◆ Provided material
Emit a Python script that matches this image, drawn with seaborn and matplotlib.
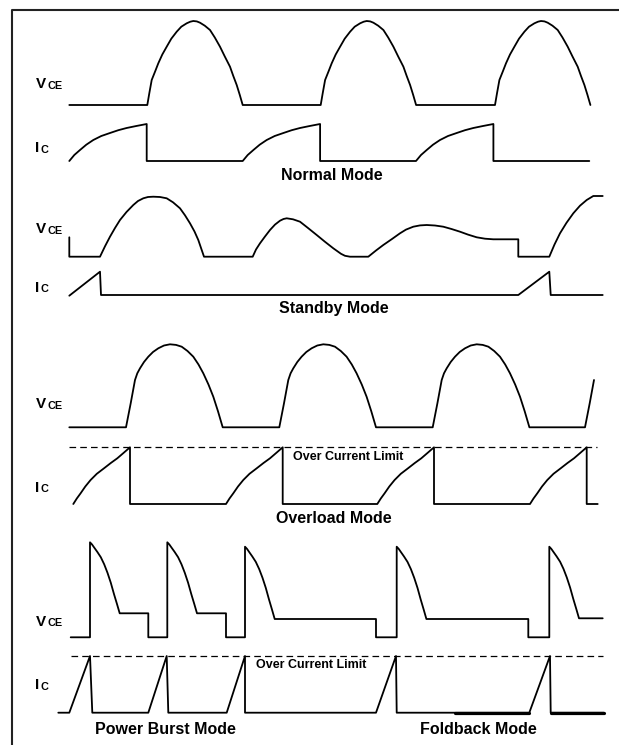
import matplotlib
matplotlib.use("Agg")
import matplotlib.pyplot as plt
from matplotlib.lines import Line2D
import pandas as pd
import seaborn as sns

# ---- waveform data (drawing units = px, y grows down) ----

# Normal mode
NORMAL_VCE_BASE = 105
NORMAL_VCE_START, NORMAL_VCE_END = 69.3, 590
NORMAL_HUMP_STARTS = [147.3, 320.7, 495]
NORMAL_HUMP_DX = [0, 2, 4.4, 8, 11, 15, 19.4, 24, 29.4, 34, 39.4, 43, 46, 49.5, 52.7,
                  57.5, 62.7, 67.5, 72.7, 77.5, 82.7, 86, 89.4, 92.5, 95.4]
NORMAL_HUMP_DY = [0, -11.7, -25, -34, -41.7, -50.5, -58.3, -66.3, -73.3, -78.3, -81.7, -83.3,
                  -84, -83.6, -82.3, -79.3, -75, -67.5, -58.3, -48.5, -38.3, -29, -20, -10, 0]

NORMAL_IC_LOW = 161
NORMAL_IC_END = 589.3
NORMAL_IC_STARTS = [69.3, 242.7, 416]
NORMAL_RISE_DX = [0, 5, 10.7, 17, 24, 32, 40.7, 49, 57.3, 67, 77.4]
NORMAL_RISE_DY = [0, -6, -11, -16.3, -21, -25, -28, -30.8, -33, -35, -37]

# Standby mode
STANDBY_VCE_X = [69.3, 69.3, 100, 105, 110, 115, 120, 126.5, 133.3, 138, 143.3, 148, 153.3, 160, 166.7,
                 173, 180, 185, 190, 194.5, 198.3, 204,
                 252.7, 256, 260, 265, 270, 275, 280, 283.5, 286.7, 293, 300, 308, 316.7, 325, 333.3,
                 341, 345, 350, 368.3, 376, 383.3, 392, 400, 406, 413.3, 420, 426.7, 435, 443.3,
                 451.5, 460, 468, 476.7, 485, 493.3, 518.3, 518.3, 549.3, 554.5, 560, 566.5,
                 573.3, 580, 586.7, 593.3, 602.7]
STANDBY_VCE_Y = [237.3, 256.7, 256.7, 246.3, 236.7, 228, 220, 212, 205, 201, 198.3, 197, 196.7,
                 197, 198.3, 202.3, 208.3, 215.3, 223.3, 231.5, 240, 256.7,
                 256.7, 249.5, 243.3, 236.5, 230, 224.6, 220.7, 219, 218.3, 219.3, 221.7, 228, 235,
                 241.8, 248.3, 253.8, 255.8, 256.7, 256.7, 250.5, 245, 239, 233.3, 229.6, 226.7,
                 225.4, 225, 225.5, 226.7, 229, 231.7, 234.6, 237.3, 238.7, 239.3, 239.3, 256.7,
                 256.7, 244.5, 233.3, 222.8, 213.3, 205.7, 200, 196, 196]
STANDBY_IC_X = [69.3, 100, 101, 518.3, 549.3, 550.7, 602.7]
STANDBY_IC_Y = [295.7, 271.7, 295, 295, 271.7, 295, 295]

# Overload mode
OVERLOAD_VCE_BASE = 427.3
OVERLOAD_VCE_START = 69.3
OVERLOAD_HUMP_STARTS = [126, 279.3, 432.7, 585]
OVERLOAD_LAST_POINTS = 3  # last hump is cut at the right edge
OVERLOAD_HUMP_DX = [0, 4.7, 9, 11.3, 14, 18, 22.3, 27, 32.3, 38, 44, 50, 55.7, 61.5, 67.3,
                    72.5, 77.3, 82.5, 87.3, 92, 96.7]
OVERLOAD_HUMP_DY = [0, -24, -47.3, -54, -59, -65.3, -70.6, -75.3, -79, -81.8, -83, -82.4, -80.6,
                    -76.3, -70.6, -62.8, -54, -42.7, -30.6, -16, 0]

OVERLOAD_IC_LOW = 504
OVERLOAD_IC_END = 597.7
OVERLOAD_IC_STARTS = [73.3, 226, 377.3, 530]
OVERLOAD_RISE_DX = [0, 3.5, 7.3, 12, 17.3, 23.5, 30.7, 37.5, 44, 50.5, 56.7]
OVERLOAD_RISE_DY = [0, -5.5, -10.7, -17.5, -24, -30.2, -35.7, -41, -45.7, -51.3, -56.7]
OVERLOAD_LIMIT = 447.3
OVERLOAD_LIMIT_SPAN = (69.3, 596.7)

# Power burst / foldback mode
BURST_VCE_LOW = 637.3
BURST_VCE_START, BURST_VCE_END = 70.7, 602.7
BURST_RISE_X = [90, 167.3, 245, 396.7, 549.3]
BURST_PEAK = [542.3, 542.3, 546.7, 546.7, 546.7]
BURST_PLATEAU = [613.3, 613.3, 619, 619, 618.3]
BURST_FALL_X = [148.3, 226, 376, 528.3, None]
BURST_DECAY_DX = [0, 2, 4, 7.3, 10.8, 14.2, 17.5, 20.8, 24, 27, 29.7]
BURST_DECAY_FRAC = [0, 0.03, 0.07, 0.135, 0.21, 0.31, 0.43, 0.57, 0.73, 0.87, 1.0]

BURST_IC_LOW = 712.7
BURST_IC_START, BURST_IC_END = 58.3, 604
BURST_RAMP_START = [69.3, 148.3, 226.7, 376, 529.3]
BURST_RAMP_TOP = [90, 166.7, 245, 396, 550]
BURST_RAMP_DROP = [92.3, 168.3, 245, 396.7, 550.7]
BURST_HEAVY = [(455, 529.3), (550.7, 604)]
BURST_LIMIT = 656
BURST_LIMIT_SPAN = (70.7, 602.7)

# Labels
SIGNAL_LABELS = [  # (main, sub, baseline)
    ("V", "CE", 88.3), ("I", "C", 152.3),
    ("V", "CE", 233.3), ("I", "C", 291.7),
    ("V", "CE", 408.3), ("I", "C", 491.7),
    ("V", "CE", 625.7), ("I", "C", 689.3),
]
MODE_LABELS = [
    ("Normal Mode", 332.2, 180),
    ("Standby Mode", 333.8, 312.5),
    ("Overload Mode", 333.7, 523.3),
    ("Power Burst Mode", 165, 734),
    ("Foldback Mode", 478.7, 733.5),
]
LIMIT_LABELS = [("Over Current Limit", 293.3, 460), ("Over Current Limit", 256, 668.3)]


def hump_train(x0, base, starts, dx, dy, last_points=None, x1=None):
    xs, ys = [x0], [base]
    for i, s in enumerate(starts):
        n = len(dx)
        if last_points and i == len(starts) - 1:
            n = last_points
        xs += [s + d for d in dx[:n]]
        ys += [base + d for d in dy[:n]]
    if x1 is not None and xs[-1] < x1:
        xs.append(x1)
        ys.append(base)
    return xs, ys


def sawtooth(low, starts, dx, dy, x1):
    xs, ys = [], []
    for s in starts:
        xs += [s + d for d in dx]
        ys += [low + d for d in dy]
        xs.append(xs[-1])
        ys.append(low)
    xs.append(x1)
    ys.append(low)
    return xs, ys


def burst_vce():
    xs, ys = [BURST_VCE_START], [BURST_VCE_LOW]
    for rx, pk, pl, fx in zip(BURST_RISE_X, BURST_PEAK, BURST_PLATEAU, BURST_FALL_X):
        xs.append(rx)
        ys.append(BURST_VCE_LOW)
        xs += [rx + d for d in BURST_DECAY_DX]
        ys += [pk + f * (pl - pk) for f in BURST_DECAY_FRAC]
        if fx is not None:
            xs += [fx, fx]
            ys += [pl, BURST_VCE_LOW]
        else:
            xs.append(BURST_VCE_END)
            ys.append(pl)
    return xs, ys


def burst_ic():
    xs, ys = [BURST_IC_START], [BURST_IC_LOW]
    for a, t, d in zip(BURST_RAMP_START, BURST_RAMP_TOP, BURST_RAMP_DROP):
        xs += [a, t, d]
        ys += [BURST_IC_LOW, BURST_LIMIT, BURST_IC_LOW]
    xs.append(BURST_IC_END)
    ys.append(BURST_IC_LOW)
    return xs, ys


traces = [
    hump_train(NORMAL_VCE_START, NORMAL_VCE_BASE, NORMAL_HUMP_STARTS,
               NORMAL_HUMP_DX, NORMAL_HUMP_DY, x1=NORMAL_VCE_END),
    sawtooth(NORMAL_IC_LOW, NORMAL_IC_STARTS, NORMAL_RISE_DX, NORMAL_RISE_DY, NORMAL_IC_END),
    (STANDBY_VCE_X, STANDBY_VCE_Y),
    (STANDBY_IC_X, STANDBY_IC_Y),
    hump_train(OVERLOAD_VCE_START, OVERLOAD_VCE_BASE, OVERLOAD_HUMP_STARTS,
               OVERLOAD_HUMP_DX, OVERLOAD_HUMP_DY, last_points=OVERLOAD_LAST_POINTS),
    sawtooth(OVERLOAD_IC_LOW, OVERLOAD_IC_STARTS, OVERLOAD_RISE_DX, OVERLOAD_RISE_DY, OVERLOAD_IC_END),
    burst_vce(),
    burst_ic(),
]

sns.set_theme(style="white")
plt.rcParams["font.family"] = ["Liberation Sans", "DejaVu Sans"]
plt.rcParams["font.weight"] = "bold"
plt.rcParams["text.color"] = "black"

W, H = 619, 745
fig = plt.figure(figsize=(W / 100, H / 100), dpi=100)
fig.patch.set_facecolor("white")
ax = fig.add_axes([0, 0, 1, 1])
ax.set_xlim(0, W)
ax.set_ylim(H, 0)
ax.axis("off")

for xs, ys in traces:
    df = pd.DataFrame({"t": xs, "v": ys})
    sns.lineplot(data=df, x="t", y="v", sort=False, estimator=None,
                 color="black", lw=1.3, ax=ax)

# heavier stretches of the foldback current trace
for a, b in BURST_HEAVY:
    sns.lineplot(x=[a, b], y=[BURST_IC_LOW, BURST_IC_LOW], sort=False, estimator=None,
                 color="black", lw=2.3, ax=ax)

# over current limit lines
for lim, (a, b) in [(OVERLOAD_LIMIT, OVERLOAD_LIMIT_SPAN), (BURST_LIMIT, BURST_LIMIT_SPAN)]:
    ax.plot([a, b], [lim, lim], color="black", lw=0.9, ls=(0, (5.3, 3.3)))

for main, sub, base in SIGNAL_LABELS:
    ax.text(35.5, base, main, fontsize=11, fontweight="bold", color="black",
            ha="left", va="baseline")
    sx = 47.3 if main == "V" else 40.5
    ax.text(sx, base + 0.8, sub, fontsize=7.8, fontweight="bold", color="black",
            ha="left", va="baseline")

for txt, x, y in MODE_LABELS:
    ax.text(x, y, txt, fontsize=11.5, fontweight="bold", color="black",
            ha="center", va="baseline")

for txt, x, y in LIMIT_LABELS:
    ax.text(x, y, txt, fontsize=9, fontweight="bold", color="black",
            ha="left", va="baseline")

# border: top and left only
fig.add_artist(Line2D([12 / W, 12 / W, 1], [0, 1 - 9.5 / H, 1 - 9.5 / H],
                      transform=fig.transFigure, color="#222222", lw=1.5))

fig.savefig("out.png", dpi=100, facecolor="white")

◆ Task statement
All lines in the data that contain the word "seaborn" should be copied.

◆ Complete response
Emit a Python script that matches this image, drawn with seaborn and matplotlib.
import seaborn as sns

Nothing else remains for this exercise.